#### Source data ####
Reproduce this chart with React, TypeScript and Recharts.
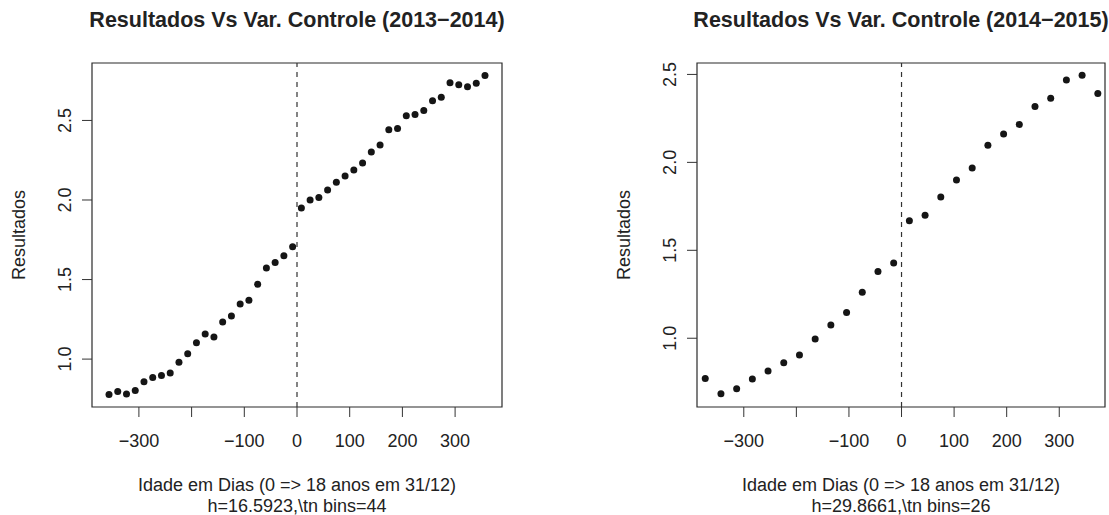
import React from "react";
import {
  ScatterChart,
  Scatter,
  XAxis,
  YAxis,
  ReferenceLine,
  ReferenceArea,
} from "recharts";

// bin centres (days) and mean results per bin, 2013-2014 (h=16.5923, 44 bins)
const binsLeftX = [
  -356.73, -340.14, -323.54, -306.95, -290.36, -273.77, -257.18, -240.58, -223.99, -207.4, -190.81,
  -174.22, -157.63, -141.03, -124.44, -107.85, -91.26, -74.67, -58.07, -41.48, -24.89, -8.3,
  8.3, 24.89, 41.48, 58.07, 74.67, 91.26, 107.85, 124.44, 141.03, 157.63, 174.22,
  190.81, 207.4, 223.99, 240.58, 257.18, 273.77, 290.36, 306.95, 323.54, 340.14, 356.73,
];
const resultsLeft = [
  0.778, 0.796, 0.78, 0.803, 0.857, 0.885, 0.897, 0.912, 0.981, 1.034, 1.103,
  1.158, 1.139, 1.233, 1.271, 1.347, 1.37, 1.471, 1.573, 1.607, 1.649, 1.706,
  1.95, 2.0, 2.015, 2.063, 2.111, 2.151, 2.189, 2.233, 2.302, 2.345, 2.441,
  2.449, 2.529, 2.538, 2.563, 2.624, 2.645, 2.737, 2.725, 2.712, 2.733, 2.783,
];

// 2014-2015 (h=29.8661, 26 bins)
const binsRightX = [
  -373.33, -343.46, -313.59, -283.73, -253.86, -224.0, -194.13, -164.26, -134.4, -104.53, -74.67, -44.8, -14.93,
  14.93, 44.8, 74.67, 104.53, 134.4, 164.26, 194.13, 224.0, 253.86, 283.73, 313.59, 343.46, 373.33,
];
const resultsRight = [
  0.771, 0.684, 0.713, 0.768, 0.813, 0.861, 0.904, 0.995, 1.075, 1.147, 1.261, 1.38, 1.428,
  1.668, 1.699, 1.803, 1.9, 1.968, 2.097, 2.162, 2.216, 2.317, 2.364, 2.469, 2.495, 2.392,
];

const xTicks = [-300, -200, -100, 0, 100, 200, 300];
const yTicks = [1.0, 1.5, 2.0, 2.5];
const xLabel = "Idade em Dias (0 => 18 anos em 31/12)";

const FONT = "'Liberation Sans', Arial, Helvetica, sans-serif";
const INK = "#222";

const fmtX = (v: number) => String(v).replace("-", "\u2212");

const XTick = ({ x, y, payload }: any) => {
  // R drops the -200 label because it would collide with its neighbours
  if (payload.value === -200) return <g />;
  return (
    <text x={x} y={y + 13} textAnchor="middle" fontSize={18} fontFamily={FONT} fill={INK}>
      {fmtX(payload.value)}
    </text>
  );
};

const YTick = ({ x, y, payload }: any) => (
  <text
    x={x}
    y={y}
    transform={`rotate(-90, ${x}, ${y})`}
    textAnchor="middle"
    fontSize={18}
    fontFamily={FONT}
    fill={INK}
  >
    {payload.value.toFixed(1)}
  </text>
);

const Dot = (props: any) => <circle cx={props.cx} cy={props.cy} r={3.5} fill="#151515" />;

interface PanelProps {
  left: number;
  width: number;
  plotLeft: number;
  rightMargin: number;
  title: string;
  subtitle: string;
  data: { x: number; y: number }[];
  xDomain: [number, number];
  yDomain: [number, number];
}

function Panel({ left, width, plotLeft, rightMargin, title, subtitle, data, xDomain, yDomain }: PanelProps) {
  const height = 515;
  const top = 63;
  const xAxisH = 108;
  const cx = plotLeft + (width - rightMargin - plotLeft) / 2;
  const cy = top + (height - xAxisH - top) / 2;
  return (
    <div style={{ position: "absolute", left, top: 0, width, height }}>
      <ScatterChart width={width} height={height} margin={{ top, right: rightMargin, bottom: 0, left: 0 }}>
        <XAxis
          type="number"
          dataKey="x"
          domain={xDomain}
          allowDataOverflow
          ticks={xTicks}
          axisLine={false}
          tickSize={10}
          tickMargin={17}
          tickLine={{ stroke: "#333" }}
          tick={<XTick />}
          height={xAxisH}
        />
        <YAxis
          type="number"
          dataKey="y"
          domain={yDomain}
          allowDataOverflow
          ticks={yTicks}
          axisLine={false}
          tickSize={10}
          tickMargin={11}
          tickLine={{ stroke: "#333" }}
          tick={<YTick />}
          width={plotLeft}
        />
        <ReferenceArea
          x1={xDomain[0]}
          x2={xDomain[1]}
          y1={yDomain[0]}
          y2={yDomain[1]}
          fill="none"
          stroke="#2a2a2a"
          strokeWidth={1.2}
          fillOpacity={0}
        />
        <ReferenceLine x={0} stroke="#333" strokeDasharray="5 5" strokeWidth={1.2} />
        <Scatter data={data} shape={<Dot />} isAnimationActive={false} />
      </ScatterChart>
      <svg
        width={width}
        height={height}
        style={{ position: "absolute", left: 0, top: 0, pointerEvents: "none" }}
        fontFamily={FONT}
        fill={INK}
      >
        <text x={cx} y={27} textAnchor="middle" fontSize={21.5} fontWeight="bold">
          {title}
        </text>
        <text x={cx} y={490.5} textAnchor="middle" fontSize={18}>
          {xLabel}
        </text>
        <text x={cx} y={511.5} textAnchor="middle" fontSize={18}>
          {subtitle}
        </text>
        <text
          x={plotLeft - 67}
          y={cy}
          transform={`rotate(-90, ${plotLeft - 67}, ${cy})`}
          textAnchor="middle"
          fontSize={18}
        >
          Resultados
        </text>
      </svg>
    </div>
  );
}

export default function App() {
  const leftData = binsLeftX.map((x, i) => ({ x, y: resultsLeft[i] }));
  const rightData = binsRightX.map((x, i) => ({ x, y: resultsRight[i] }));
  return (
    <div style={{ position: "absolute", left: 0, top: 0, width: 1109, height: 515, background: "#fff" }}>
      <Panel
        left={0}
        width={555}
        plotLeft={92}
        rightMargin={53}
        title="Resultados Vs Var. Controle (2013−2014)"
        subtitle="h=16.5923,\tn bins=44"
        data={leftData}
        xDomain={[-389, 389]}
        yDomain={[0.699, 2.861]}
      />
      <Panel
        left={555}
        width={554}
        plotLeft={142}
        rightMargin={4}
        title="Resultados Vs Var. Controle (2014−2015)"
        subtitle="h=29.8661,\tn bins=26"
        data={rightData}
        xDomain={[-389, 387]}
        yDomain={[0.609, 2.565]}
      />
    </div>
  );
}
####
*Set problem*
Write the lines above out again exactly, without any of their pictures.

*Solution to this exercise*
Reproduce this chart with React, TypeScript and Recharts.
import React from "react";
import {
  ScatterChart,
  Scatter,
  XAxis,
  YAxis,
  ReferenceLine,
  ReferenceArea,
} from "recharts";

// bin centres (days) and mean results per bin, 2013-2014 (h=16.5923, 44 bins)
const binsLeftX = [
  -356.73, -340.14, -323.54, -306.95, -290.36, -273.77, -257.18, -240.58, -223.99, -207.4, -190.81,
  -174.22, -157.63, -141.03, -124.44, -107.85, -91.26, -74.67, -58.07, -41.48, -24.89, -8.3,
  8.3, 24.89, 41.48, 58.07, 74.67, 91.26, 107.85, 124.44, 141.03, 157.63, 174.22,
  190.81, 207.4, 223.99, 240.58, 257.18, 273.77, 290.36, 306.95, 323.54, 340.14, 356.73,
];
const resultsLeft = [
  0.778, 0.796, 0.78, 0.803, 0.857, 0.885, 0.897, 0.912, 0.981, 1.034, 1.103,
  1.158, 1.139, 1.233, 1.271, 1.347, 1.37, 1.471, 1.573, 1.607, 1.649, 1.706,
  1.95, 2.0, 2.015, 2.063, 2.111, 2.151, 2.189, 2.233, 2.302, 2.345, 2.441,
  2.449, 2.529, 2.538, 2.563, 2.624, 2.645, 2.737, 2.725, 2.712, 2.733, 2.783,
];

// 2014-2015 (h=29.8661, 26 bins)
const binsRightX = [
  -373.33, -343.46, -313.59, -283.73, -253.86, -224.0, -194.13, -164.26, -134.4, -104.53, -74.67, -44.8, -14.93,
  14.93, 44.8, 74.67, 104.53, 134.4, 164.26, 194.13, 224.0, 253.86, 283.73, 313.59, 343.46, 373.33,
];
const resultsRight = [
  0.771, 0.684, 0.713, 0.768, 0.813, 0.861, 0.904, 0.995, 1.075, 1.147, 1.261, 1.38, 1.428,
  1.668, 1.699, 1.803, 1.9, 1.968, 2.097, 2.162, 2.216, 2.317, 2.364, 2.469, 2.495, 2.392,
];

const xTicks = [-300, -200, -100, 0, 100, 200, 300];
const yTicks = [1.0, 1.5, 2.0, 2.5];
const xLabel = "Idade em Dias (0 => 18 anos em 31/12)";

const FONT = "'Liberation Sans', Arial, Helvetica, sans-serif";
const INK = "#222";

const fmtX = (v: number) => String(v).replace("-", "\u2212");

const XTick = ({ x, y, payload }: any) => {
  // R drops the -200 label because it would collide with its neighbours
  if (payload.value === -200) return <g />;
  return (
    <text x={x} y={y + 13} textAnchor="middle" fontSize={18} fontFamily={FONT} fill={INK}>
      {fmtX(payload.value)}
    </text>
  );
};

const YTick = ({ x, y, payload }: any) => (
  <text
    x={x}
    y={y}
    transform={`rotate(-90, ${x}, ${y})`}
    textAnchor="middle"
    fontSize={18}
    fontFamily={FONT}
    fill={INK}
  >
    {payload.value.toFixed(1)}
  </text>
);

const Dot = (props: any) => <circle cx={props.cx} cy={props.cy} r={3.5} fill="#151515" />;

interface PanelProps {
  left: number;
  width: number;
  plotLeft: number;
  rightMargin: number;
  title: string;
  subtitle: string;
  data: { x: number; y: number }[];
  xDomain: [number, number];
  yDomain: [number, number];
}

function Panel({ left, width, plotLeft, rightMargin, title, subtitle, data, xDomain, yDomain }: PanelProps) {
  const height = 515;
  const top = 63;
  const xAxisH = 108;
  const cx = plotLeft + (width - rightMargin - plotLeft) / 2;
  const cy = top + (height - xAxisH - top) / 2;
  return (
    <div style={{ position: "absolute", left, top: 0, width, height }}>
      <ScatterChart width={width} height={height} margin={{ top, right: rightMargin, bottom: 0, left: 0 }}>
        <XAxis
          type="number"
          dataKey="x"
          domain={xDomain}
          allowDataOverflow
          ticks={xTicks}
          axisLine={false}
          tickSize={10}
          tickMargin={17}
          tickLine={{ stroke: "#333" }}
          tick={<XTick />}
          height={xAxisH}
        />
        <YAxis
          type="number"
          dataKey="y"
          domain={yDomain}
          allowDataOverflow
          ticks={yTicks}
          axisLine={false}
          tickSize={10}
          tickMargin={11}
          tickLine={{ stroke: "#333" }}
          tick={<YTick />}
          width={plotLeft}
        />
        <ReferenceArea
          x1={xDomain[0]}
          x2={xDomain[1]}
          y1={yDomain[0]}
          y2={yDomain[1]}
          fill="none"
          stroke="#2a2a2a"
          strokeWidth={1.2}
          fillOpacity={0}
        />
        <ReferenceLine x={0} stroke="#333" strokeDasharray="5 5" strokeWidth={1.2} />
        <Scatter data={data} shape={<Dot />} isAnimationActive={false} />
      </ScatterChart>
      <svg
        width={width}
        height={height}
        style={{ position: "absolute", left: 0, top: 0, pointerEvents: "none" }}
        fontFamily={FONT}
        fill={INK}
      >
        <text x={cx} y={27} textAnchor="middle" fontSize={21.5} fontWeight="bold">
          {title}
        </text>
        <text x={cx} y={490.5} textAnchor="middle" fontSize={18}>
          {xLabel}
        </text>
        <text x={cx} y={511.5} textAnchor="middle" fontSize={18}>
          {subtitle}
        </text>
        <text
          x={plotLeft - 67}
          y={cy}
          transform={`rotate(-90, ${plotLeft - 67}, ${cy})`}
          textAnchor="middle"
          fontSize={18}
        >
          Resultados
        </text>
      </svg>
    </div>
  );
}

export default function App() {
  const leftData = binsLeftX.map((x, i) => ({ x, y: resultsLeft[i] }));
  const rightData = binsRightX.map((x, i) => ({ x, y: resultsRight[i] }));
  return (
    <div style={{ position: "absolute", left: 0, top: 0, width: 1109, height: 515, background: "#fff" }}>
      <Panel
        left={0}
        width={555}
        plotLeft={92}
        rightMargin={53}
        title="Resultados Vs Var. Controle (2013−2014)"
        subtitle="h=16.5923,\tn bins=44"
        data={leftData}
        xDomain={[-389, 389]}
        yDomain={[0.699, 2.861]}
      />
      <Panel
        left={555}
        width={554}
        plotLeft={142}
        rightMargin={4}
        title="Resultados Vs Var. Controle (2014−2015)"
        subtitle="h=29.8661,\tn bins=26"
        data={rightData}
        xDomain={[-389, 387]}
        yDomain={[0.609, 2.565]}
      />
    </div>
  );
}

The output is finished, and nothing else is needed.